November 10, 2018 10:10 AM
By Minjung Kim, PhD Student, Department of Public Administration and Policy, American University
 
Whether or not the war on poverty has been successful is a controversial issue. The session moderated by David Johnson from the University of Michigan discussed the issue of how to measure poverty in a different way and suggested different ways to assess it.
 
Richard Burkhauser of Cornell University started the presentation with the need to change the definition of poverty. There have been different ways to measure poverty, and the traditional way of measure is the official poverty measure (OPM). According to OPM, the level of poverty reduced greatly since 1963. However, the definition of poverty has been changed, but it is always arbitrary.
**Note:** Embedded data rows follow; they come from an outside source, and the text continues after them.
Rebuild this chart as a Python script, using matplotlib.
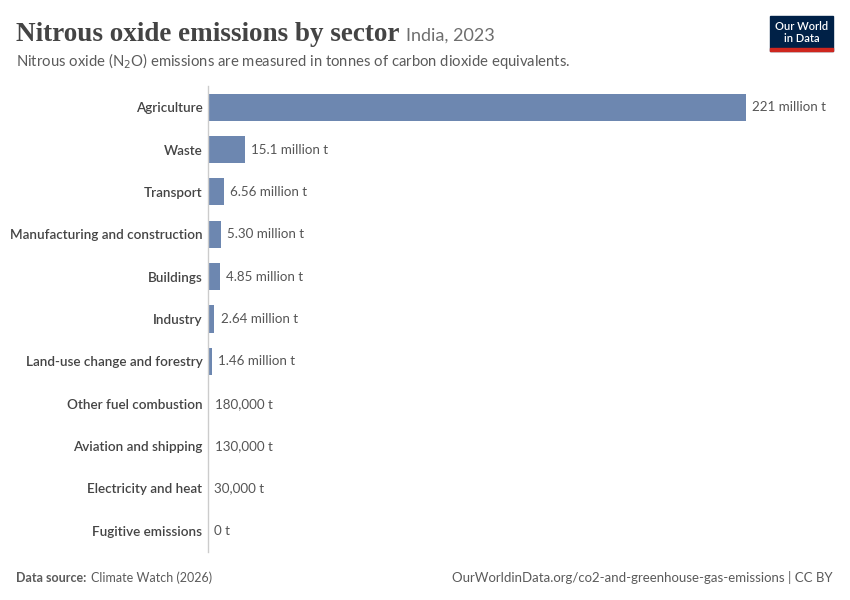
import matplotlib.pyplot as plt
from matplotlib.patches import Rectangle

# Datos (millones de toneladas CO2eq)
sectores = ['Agriculture', 'Waste', 'Transport', 'Manufacturing and construction',
            'Buildings', 'Industry', 'Land-use change and forestry',
            'Other fuel combustion', 'Aviation and shipping',
            'Electricity and heat', 'Fugitive emissions']
valores = [221, 15.1, 6.56, 5.30, 4.85, 2.64, 1.46, 0.18, 0.13, 0.03, 0]
etiquetas = ['221 million t', '15.1 million t', '6.56 million t', '5.30 million t',
             '4.85 million t', '2.64 million t', '1.46 million t', '180,000 t',
             '130,000 t', '30,000 t', '0 t']

color_barra = '#6d87b0'
gris = '#555555'

fig = plt.figure(figsize=(8.5, 6), dpi=100)
ax = fig.add_axes([208 / 850, 1 - 552 / 600, (746 - 208) / 850, (552 - 86) / 600])

pos = list(range(len(sectores)))
ax.barh(pos, valores, height=0.64, color=color_barra)
ax.set_xlim(0, 221)
ax.set_ylim(len(sectores) - 0.5, -0.5)

for p, v, t in zip(pos, valores, etiquetas):
    ax.annotate(t, (v, p), xytext=(4.5, 0), textcoords='offset points',
                va='center', ha='left', fontsize=9.6, color=gris, family='Lato')

ax.set_yticks(pos)
ax.set_yticklabels(sectores, fontsize=9.75, color='#444444', family='Lato',
                   fontweight='semibold')
ax.tick_params(axis='y', length=0, pad=4)
ax.set_xticks([])
for s in ['top', 'right', 'bottom']:
    ax.spines[s].set_visible(False)
ax.spines['left'].set_color('#cccccc')
ax.spines['left'].set_linewidth(1)

# Títulos
titulo = fig.text(16 / 850, 1 - 41 / 600, 'Nitrous oxide emissions by sector',
                  fontsize=19.5, family='Liberation Serif', fontweight='bold',
                  color='#444444')
fig.canvas.draw()
bb = titulo.get_window_extent()
fig.text((bb.x1 + 7) / 850, 1 - 41 / 600, 'India, 2023', fontsize=13, family='Lato',
         color='#6e6e6e')
fig.text(16 / 850, 1 - 66 / 600,
         'Nitrous oxide (N$_2$O) emissions are measured in tonnes of carbon dioxide equivalents.',
         fontsize=10.7, family='Lato', color='#5b5b5b')

# Logo
lx, ly, lw, lh = 770 / 850, 1 - 51 / 600, 63 / 850, 35 / 600
fig.patches.append(Rectangle((lx, ly), lw, lh, transform=fig.transFigure,
                             color='#002147', zorder=1))
fig.patches.append(Rectangle((lx, ly), lw, 3 / 600, transform=fig.transFigure,
                             color='#ce261e', zorder=2))
fig.text(lx + lw / 2, ly + lh / 2 + 1 / 600, 'Our World\nin Data', ha='center',
         va='center', fontsize=8, color='white', family='Lato', fontweight='semibold',
         linespacing=1.0)

# Pie
fig.text(16 / 850, 1 - 582 / 600, 'Data source:', fontsize=9, family='Lato',
         fontweight='bold', color='#5b5b5b')
fig.text(91 / 850, 1 - 582 / 600, 'Climate Watch (2026)', fontsize=9, family='Lato',
         color='#5b5b5b')
fig.text(833 / 850, 1 - 582 / 600,
         'OurWorldinData.org/co2-and-greenhouse-gas-emissions | CC BY',
         fontsize=9.5, family='Lato', color='#5b5b5b', ha='right')

fig.savefig('out.png', dpi=100)
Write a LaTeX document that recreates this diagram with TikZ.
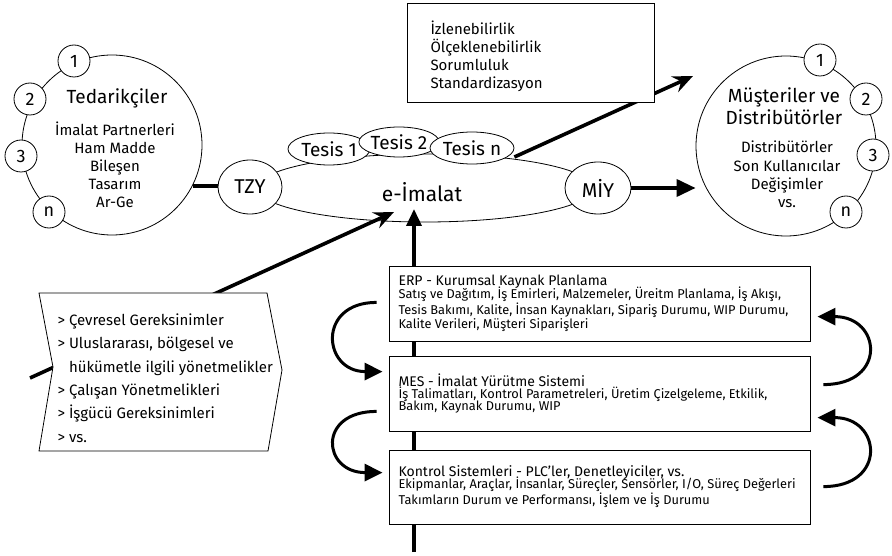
\documentclass[tikz,border=0pt]{standalone}
\usepackage{fontspec}
\setmainfont{Fira Sans}
\usetikzlibrary{arrows.meta,shapes.geometric,calc}
\newcommand\myfs[2]{\fontsize{#1}{#2}\selectfont}
\begin{document}
\begin{tikzpicture}[x=1pt,y=-1pt,
  ln/.style={line width=0.8pt},
  bigline/.style={line width=3.6pt},
  bubble/.style={circle, draw, fill=white, ln, minimum size=32pt, inner sep=0pt, font=\myfs{18}{20}},
  oval/.style={ellipse, draw, fill=white, ln, inner sep=0pt},
  bigcirc/.style={circle, draw, fill=white, ln, minimum size=180pt, inner sep=0pt},
  layerbox/.style={draw, fill=white, ln, minimum width=421pt, minimum height=75pt, inner sep=0pt},
  boxtitle/.style={anchor=west, font=\myfs{14}{16}},
  boxbody/.style={anchor=west, align=left, font=\myfs{12.8}{12.8}},
  bartip/.style={-{Stealth[length=20pt,width=17pt,inset=7pt]}},
  tritip/.style={-{Triangle[length=19pt,width=17pt]}},
  curvearrow/.style={line width=3pt, -{Triangle[length=18pt,width=17pt]}}
]
\useasboundingbox (0,0) rectangle (892,556);

% suppliers
\node[bigcirc] (sup) at (112,145) {};
\node[bubble] (s1) at (74,61) {1};
\node[bubble] (s2) at (30,99) {2};
\node[bubble] (s3) at (21,156) {3};
\node[bubble] (sn) at (49,212) {n};
\node[font=\myfs{19}{22}] (suptitle) at (117,98) {Tedarikçiler};
\node[align=center, font=\myfs{15}{18}] (suplist) at (115,165) {İmalat Partnerleri\\Ham Madde\\Bileşen\\Tasarım\\Ar-Ge};

% customers
\node[bigcirc] (cus) at (786,146) {};
\node[bubble] (c1) at (820,60) {1};
\node[bubble] (c2) at (866,99) {2};
\node[bubble] (c3) at (873,155) {3};
\node[bubble] (cn) at (846,212) {n};
\node[align=center, font=\myfs{19}{22}] (custitle) at (784,106) {Müşteriler ve\\Distribütörler};
\node[align=center, font=\myfs{15}{18.3}] (cuslist) at (787,174.5) {Distribütörler\\Son Kullanıcılar\\Değişimler\\vs.};

% e-manufacturing
\node[oval, minimum width=336pt, minimum height=68pt] (emf) at (425,188) {};
\node[font=\myfs{21}{24}] (etext) at (422,192) {e-İmalat};
\node[oval, minimum width=82pt, minimum height=32pt, font=\myfs{19}{20}] (tes1) at (329,149) {Tesis 1};
\node[oval, minimum width=78pt, minimum height=30pt, font=\myfs{19}{20}] (tes2) at (399,142) {Tesis 2};
\node[oval, minimum width=84pt, minimum height=32pt, font=\myfs{19}{20}] (tesn) at (472,148) {Tesis n};
\node[oval, minimum width=64pt, minimum height=54pt, font=\myfs{20}{22}] (tzy) at (250,187) {TZY};
\node[oval, minimum width=66pt, minimum height=52pt, font=\myfs{20}{22}] (miy) at (598,188) {MİY};

% connectors top
\draw[bigline] (sup.-27) -- (sup.-27 -| tzy.west);
\draw[bigline, tritip] (miy.east) -- (cus.west |- miy.east);
\coordinate (q1) at (693,76);
\draw[bigline, bartip] ($(tesn.east)+(0,9)$) -- (q1);

% top box
\node[draw, fill=white, ln, minimum width=247pt, minimum height=99pt, inner sep=0pt] (tb) at (530.5,52.5) {};
\node[anchor=west, align=left, font=\myfs{15}{18}] (tbt) at (427,56) {İzlenebilirlik\\Ölçeklenebilirlik\\Sorumluluk\\Standardizasyon};

% lower connectors
\coordinate (lfree) at (30,378);
\coordinate (ltip) at (394,212);
\draw[bigline, bartip] (lfree) -- (ltip);
\coordinate (vbot) at (414,552);
\coordinate (vtip) at (414,209);
\draw[bigline, -{Triangle[length=17pt,width=15pt]}] (vbot) -- (vtip);

% regulations box
\draw[ln, fill=white] (39,293) -- (267,293) -- (282,370) -- (268,451) -- (39,451) -- (53,367) -- cycle;
\node[anchor=west, align=left, font=\myfs{15}{23.4}] (env) at (54,378) {> Çevresel Gereksinimler\\> Uluslararası, bölgesel ve\\\phantom{> }hükümetle ilgili yönetmelikler\\> Çalışan Yönetmelikleri\\> İşgücü Gereksinimleri\\> vs.};

% layer boxes
\node[layerbox] (erp) at (599.5,303.5) {};
\node[layerbox] (mes) at (599.5,393.5) {};
\node[layerbox, minimum height=74pt] (kon) at (599.5,487) {};
\node[boxtitle] (erpt) at (395,282) {ERP - Kurumsal Kaynak Planlama};
\node[boxbody] (erpb) at (395,309) {Satış ve Dağıtım, İş Emirleri, Malzemeler, Üreitm Planlama, İş Akışı,\\Tesis Bakımı, Kalite, İnsan Kaynakları, Sipariş Durumu, WIP Durumu,\\Kalite Verileri, Müşteri Siparişleri};
\node[boxtitle] (mest) at (395,380) {MES - İmalat Yürütme Sistemi};
\node[boxbody] (mesb) at (395,400) {İş Talimatları, Kontrol Parametreleri, Üretim Çizelgeleme, Etkilik,\\Bakım, Kaynak Durumu, WIP};
\node[boxtitle] (kont) at (395,473) {Kontrol Sistemleri - PLC’ler, Denetleyiciler, vs.};
\node[boxbody] (konb) at (395,492) {Ekipmanlar, Araçlar, İnsanlar, Süreçler, Sensörler, I/O, Süreç Değerleri\\Takımların Durum ve Performansı, İşlem ve İş Durumu};

% curved arrows
\draw[curvearrow] ($(erp.south west)+(-12,-39)$) .. controls +(-60,0) and +(-60,0) .. ($(mes.north west)+(-6,16)$);
\draw[curvearrow] ($(mes.south west)+(-12,-20)$) .. controls +(-60,0) and +(-60,0) .. ($(kon.north west)+(-6,23)$);
\draw[curvearrow] ($(mes.north east)+(13,29)$) .. controls +(64,0) and +(64,0) .. ($(erp.north east)+(7,51)$);
\draw[curvearrow] ($(kon.north east)+(13,37)$) .. controls +(64,0) and +(64,0) .. ($(mes.north east)+(7,62)$);
\end{tikzpicture}
\end{document}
The reason why the poverty rate has been decreased is that the relative economic growth; it is not easy to measure the poverty.
 
Tim Smeeding from the University of Wisconsin gave a presentation titled “How did we “win” the war on poverty?”. The reason why poverty got decreased, according to Smeeding, is because it all depends on how we set the poverty line. Smeeding suggested adopting relative poverty, or anchored poverty (combination between absolute and relative poverty). The traditional measure of poverty (OPM) is an inflated measure not being able to capture the real poverty, but the anchored poverty can take a relative measure saying this year and price it back for n years to assess absolute well beginning of poor over that period. The question now is where to set the anchor, and there have been different standard suggested from different sources. We cannot surely argue whether or not the poverty is over because the level of poverty changes depending on what measure we use, and Smeeding opened the options to the audience to choose what the ideal measure is.
 
Bruce Meyer of the University of Chicago also began his discussion by arguing that different measures say different things. He argued that the program with OPM has CPI bias that poverty thresholds were adjusted by CPI-U which is known as a highly overstated inflation. It has been improved over time, but it still overstates inflation. There is a problem with OPM that it underreports factors like earnings, pensions, and government benefits. Attempts have been made to improve measures of poverty such as adopting income data to approximate consumption. It will take a long time, and still will be incomplete, but it is still an essential part for the improvement of measuring poverty. Meyer ended his presentation by providing a few policy suggestions like identifying gaps in the safety net, identifying where discourages work, and focusing on skills and job search.
 
Jane Waldfogel from Columbia University also agreed that using a different measure of poverty tells a very different story. As Smeeding suggested, Waldfogel also discussed an anchored supplemental poverty measure (SPM) being a better measure than the OPM. The study conducted by her and her collaborated found that the poverty level dropped in 2014; however, she admitted that the study could not capture the whole picture of the aspects of poverty. Waldfogel concluded her discussion saying that eh war on poverty is not over; however, the government taxed and transfers have done a good job of reducing poverty.